Making the condemnation of the NDC’s unfortunate posture towards EC’s electoral reforms at a press conference in Accra on Wednesday, spokesperson for the smaller parties, Alhaji Mohammed Frempong of the National Democratic Party (NDP), described NDC’s attitude as unfortunate and irresponsible.
The smaller parties also condemned the NDC for always belittling smaller parties outside Parliament, stressing that they would continue to participate and contribute in decision making at IPAC meetings towards electoral reforms that seek to strengthen the country’s democracy.

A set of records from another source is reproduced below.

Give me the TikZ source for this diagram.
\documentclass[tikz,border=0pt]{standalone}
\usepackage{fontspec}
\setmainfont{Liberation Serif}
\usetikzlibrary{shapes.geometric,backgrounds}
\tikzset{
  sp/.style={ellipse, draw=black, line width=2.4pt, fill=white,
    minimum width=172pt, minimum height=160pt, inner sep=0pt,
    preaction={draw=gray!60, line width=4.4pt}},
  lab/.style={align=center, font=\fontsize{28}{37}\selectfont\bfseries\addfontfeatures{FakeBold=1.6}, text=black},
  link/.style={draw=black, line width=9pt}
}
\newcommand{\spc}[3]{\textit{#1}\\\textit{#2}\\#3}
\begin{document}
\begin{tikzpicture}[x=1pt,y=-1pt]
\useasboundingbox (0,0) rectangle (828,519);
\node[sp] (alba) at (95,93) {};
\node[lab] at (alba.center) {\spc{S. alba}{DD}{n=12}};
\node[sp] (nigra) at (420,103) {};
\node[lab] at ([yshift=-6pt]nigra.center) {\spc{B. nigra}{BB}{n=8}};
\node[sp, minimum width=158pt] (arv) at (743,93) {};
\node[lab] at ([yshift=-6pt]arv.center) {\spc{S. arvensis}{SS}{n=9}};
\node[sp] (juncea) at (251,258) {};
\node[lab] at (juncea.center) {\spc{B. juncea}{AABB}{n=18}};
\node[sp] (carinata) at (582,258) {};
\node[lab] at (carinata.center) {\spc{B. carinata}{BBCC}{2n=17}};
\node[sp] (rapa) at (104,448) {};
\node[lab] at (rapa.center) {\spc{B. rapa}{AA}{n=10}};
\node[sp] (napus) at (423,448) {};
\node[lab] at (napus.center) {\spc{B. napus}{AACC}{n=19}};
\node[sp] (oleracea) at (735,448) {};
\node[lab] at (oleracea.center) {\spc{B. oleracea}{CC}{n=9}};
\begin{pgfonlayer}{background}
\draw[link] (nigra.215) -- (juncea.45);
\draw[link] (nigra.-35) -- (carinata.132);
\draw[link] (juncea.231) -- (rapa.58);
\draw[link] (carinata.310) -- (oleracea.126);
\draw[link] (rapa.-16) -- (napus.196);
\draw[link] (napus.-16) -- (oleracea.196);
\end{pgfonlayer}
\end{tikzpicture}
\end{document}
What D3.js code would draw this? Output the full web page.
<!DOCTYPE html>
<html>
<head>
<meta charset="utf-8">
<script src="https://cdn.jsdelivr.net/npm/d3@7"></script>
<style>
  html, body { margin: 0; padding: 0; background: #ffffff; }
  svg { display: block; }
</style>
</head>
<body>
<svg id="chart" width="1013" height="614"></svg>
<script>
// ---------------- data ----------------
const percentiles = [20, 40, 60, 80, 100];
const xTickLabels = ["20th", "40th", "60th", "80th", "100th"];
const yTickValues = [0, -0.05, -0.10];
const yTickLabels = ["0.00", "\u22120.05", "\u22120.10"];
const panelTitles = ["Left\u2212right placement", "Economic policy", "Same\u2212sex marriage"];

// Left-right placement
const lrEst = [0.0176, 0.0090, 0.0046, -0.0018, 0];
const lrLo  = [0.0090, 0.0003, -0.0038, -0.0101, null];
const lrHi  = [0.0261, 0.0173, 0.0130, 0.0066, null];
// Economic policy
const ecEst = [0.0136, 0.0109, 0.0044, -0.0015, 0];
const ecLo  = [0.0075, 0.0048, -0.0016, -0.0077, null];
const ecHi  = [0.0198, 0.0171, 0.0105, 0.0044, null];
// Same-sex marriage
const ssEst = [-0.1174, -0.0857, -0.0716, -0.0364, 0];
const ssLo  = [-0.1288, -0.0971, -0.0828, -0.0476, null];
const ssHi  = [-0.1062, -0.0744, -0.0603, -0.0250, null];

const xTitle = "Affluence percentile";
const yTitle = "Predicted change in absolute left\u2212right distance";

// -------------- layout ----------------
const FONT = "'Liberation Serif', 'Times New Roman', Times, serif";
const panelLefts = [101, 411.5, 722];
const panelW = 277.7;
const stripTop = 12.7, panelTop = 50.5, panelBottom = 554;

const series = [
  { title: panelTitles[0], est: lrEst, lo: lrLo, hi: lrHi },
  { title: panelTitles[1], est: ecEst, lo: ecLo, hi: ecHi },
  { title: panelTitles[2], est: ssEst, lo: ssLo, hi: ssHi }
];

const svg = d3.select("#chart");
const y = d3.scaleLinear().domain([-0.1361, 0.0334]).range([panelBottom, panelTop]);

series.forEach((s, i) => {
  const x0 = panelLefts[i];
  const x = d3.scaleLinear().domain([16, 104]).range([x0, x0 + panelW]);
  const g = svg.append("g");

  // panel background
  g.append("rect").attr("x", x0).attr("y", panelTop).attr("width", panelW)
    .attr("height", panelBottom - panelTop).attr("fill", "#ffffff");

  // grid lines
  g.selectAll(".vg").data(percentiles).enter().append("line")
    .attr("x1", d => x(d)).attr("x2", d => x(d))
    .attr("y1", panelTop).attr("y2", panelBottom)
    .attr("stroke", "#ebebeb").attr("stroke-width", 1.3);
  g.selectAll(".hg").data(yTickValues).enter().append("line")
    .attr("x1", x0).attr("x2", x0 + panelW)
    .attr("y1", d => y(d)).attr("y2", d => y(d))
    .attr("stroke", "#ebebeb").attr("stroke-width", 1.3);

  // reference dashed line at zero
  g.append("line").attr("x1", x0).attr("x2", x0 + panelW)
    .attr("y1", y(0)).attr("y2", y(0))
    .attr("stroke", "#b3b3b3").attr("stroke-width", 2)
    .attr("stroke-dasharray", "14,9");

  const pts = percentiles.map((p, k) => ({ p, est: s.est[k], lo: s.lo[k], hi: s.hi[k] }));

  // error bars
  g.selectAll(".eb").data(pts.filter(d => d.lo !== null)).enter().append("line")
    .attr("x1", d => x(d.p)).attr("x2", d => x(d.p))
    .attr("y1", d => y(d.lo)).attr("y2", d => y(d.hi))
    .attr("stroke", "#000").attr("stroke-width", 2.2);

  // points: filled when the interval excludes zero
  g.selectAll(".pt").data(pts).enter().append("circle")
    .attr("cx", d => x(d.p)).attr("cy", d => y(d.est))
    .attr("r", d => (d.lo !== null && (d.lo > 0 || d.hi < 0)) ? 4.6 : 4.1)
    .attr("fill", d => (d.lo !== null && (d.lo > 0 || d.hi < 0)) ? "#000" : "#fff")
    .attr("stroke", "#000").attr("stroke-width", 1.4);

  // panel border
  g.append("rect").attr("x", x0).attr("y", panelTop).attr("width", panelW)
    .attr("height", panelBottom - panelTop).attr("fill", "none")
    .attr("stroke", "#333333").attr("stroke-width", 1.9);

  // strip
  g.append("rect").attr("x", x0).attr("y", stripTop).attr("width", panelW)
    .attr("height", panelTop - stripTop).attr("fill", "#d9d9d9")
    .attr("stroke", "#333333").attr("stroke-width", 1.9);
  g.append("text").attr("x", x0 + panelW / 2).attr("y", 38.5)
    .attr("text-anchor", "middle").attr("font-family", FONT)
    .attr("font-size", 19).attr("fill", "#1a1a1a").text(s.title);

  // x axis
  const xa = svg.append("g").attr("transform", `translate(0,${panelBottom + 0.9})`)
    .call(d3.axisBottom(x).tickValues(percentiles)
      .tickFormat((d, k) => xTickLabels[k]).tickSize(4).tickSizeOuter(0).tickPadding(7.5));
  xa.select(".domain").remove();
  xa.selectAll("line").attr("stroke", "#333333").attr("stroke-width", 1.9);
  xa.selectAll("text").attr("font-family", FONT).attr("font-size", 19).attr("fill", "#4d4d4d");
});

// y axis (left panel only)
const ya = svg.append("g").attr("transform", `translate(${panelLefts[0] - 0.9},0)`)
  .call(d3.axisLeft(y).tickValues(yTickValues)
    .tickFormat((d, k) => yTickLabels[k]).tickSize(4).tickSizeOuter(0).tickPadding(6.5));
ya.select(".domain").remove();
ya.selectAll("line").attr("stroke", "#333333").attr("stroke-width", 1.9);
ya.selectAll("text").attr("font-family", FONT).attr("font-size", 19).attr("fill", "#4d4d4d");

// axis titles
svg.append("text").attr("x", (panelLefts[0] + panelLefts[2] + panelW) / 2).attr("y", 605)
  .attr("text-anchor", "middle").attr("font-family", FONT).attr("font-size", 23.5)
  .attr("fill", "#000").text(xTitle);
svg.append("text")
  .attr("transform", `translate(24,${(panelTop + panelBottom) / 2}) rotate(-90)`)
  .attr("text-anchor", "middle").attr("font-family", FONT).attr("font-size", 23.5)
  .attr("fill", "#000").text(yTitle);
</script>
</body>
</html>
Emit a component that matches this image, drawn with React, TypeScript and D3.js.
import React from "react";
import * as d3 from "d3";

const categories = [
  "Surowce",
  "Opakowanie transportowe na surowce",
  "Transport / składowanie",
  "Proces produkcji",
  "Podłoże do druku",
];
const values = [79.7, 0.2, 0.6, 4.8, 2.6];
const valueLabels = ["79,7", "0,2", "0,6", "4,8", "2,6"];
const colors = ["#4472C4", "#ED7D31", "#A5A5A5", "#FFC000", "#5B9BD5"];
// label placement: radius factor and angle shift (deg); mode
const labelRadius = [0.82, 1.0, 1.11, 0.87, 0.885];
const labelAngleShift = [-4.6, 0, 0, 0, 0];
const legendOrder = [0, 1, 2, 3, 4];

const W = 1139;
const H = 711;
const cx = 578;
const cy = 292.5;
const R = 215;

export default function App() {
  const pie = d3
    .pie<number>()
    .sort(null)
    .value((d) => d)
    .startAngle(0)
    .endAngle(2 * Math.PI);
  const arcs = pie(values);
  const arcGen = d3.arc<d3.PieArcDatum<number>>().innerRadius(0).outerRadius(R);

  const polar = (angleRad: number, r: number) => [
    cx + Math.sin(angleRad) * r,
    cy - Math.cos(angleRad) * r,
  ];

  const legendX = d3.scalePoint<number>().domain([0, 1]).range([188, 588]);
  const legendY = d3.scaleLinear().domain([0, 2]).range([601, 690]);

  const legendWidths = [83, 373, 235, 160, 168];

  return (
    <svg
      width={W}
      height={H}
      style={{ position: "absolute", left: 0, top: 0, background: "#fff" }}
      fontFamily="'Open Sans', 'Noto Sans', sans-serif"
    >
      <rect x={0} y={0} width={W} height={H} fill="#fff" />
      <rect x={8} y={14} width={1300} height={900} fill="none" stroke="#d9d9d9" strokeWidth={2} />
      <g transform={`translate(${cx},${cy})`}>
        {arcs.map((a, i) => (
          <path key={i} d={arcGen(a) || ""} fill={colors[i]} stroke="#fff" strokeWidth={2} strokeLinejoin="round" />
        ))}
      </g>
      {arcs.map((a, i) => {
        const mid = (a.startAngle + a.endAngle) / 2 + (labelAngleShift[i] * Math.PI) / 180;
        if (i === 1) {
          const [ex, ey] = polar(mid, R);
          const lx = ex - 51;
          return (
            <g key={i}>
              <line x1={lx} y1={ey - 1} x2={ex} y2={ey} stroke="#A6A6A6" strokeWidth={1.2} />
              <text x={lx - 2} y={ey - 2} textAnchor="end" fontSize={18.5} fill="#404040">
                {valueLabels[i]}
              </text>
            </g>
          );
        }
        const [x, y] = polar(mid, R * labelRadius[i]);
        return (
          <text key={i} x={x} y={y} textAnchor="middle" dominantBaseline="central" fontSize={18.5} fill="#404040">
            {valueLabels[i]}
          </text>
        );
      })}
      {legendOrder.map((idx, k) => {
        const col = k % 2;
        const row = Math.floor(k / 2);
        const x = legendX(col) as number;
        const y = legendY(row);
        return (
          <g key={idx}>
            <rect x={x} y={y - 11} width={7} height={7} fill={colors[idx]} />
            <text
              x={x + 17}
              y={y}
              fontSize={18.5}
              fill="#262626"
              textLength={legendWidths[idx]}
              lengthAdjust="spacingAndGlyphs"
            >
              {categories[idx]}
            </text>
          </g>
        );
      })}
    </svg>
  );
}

“The NDC should not forget that the Convention People’s Party (CPP) and to some extent the People’s National Convention (PNC) derived from the People’s National Party (PNP) had once formed government and been in Parliament. Their present situation does not diminish their intelligence and policy relevance,” the parties said.
According to the NDP General Secretary, in keeping with a sound pluralistic atmosphere, the participation by other political parties outside Parliament has been and continues to be beneficial in nurturing the country’s multi-party democracy.
He noted that impediments to widening the frontiers of participation of the citizenry and other political parties must not be accepted in the era of information technology and demand for national accountability.
“Even though other political parties outside Parliament may be facing dire resource challenges, we have the wealth of ideas, commitment and sincerity that match or even surpass that of the duopoly in Parliament. Indeed, it is also a known fact that we nurture and fertilise opinions of our citizenry in alternatives from which the duopoly pick a leaf or two,” he said.
He said that “it is a common knowledge that in a democracy, obsession with desire for power does not translate into an entitlement when all parties must subject themselves to rules and processes.”
According to the smaller parties, the arguments advanced by the NDC in its supposed alternate reforms could have been better stated and shared at the IPAC meeting and not outside.
“To consider its boycott of IPAC as temporary and to rejoin at any future date will just be a ploy to attract undeserved public attention, a disappointment and a dereliction of duty to its supporters,” the spokesperson said.
He said when NDC was in government, all other political parties supported the stance by the NDC that the then Chairperson of the EC, Charlotte Osei, should not compile a new voters’ register,” adding “It is a dictatorial and seditious attitude to think that the NDC should always have its way.”
“We have seen the New Patriotic Party in a minority which also pursued its demands but never boycotted IPAC. The premises of the EC equally, if not more, has been militarised in the tenure of Madam Charlotte Osei when NDC was in power. There must be a decent closure to every dispute pursued appropriately by a democratic process or adjudicated at competent court of jurisdiction.”
They said that “political grandstanding in casting aspersions and innuendoes at democratically mandated state institutions smacks of deliberate sedition that the state has obligation to nip in the bud.”
The smaller parties, therefore, appealed to the NDC to place its wisdom gourd on its back so that together all political stakeholders could help reach the zenith of the country’s democracy.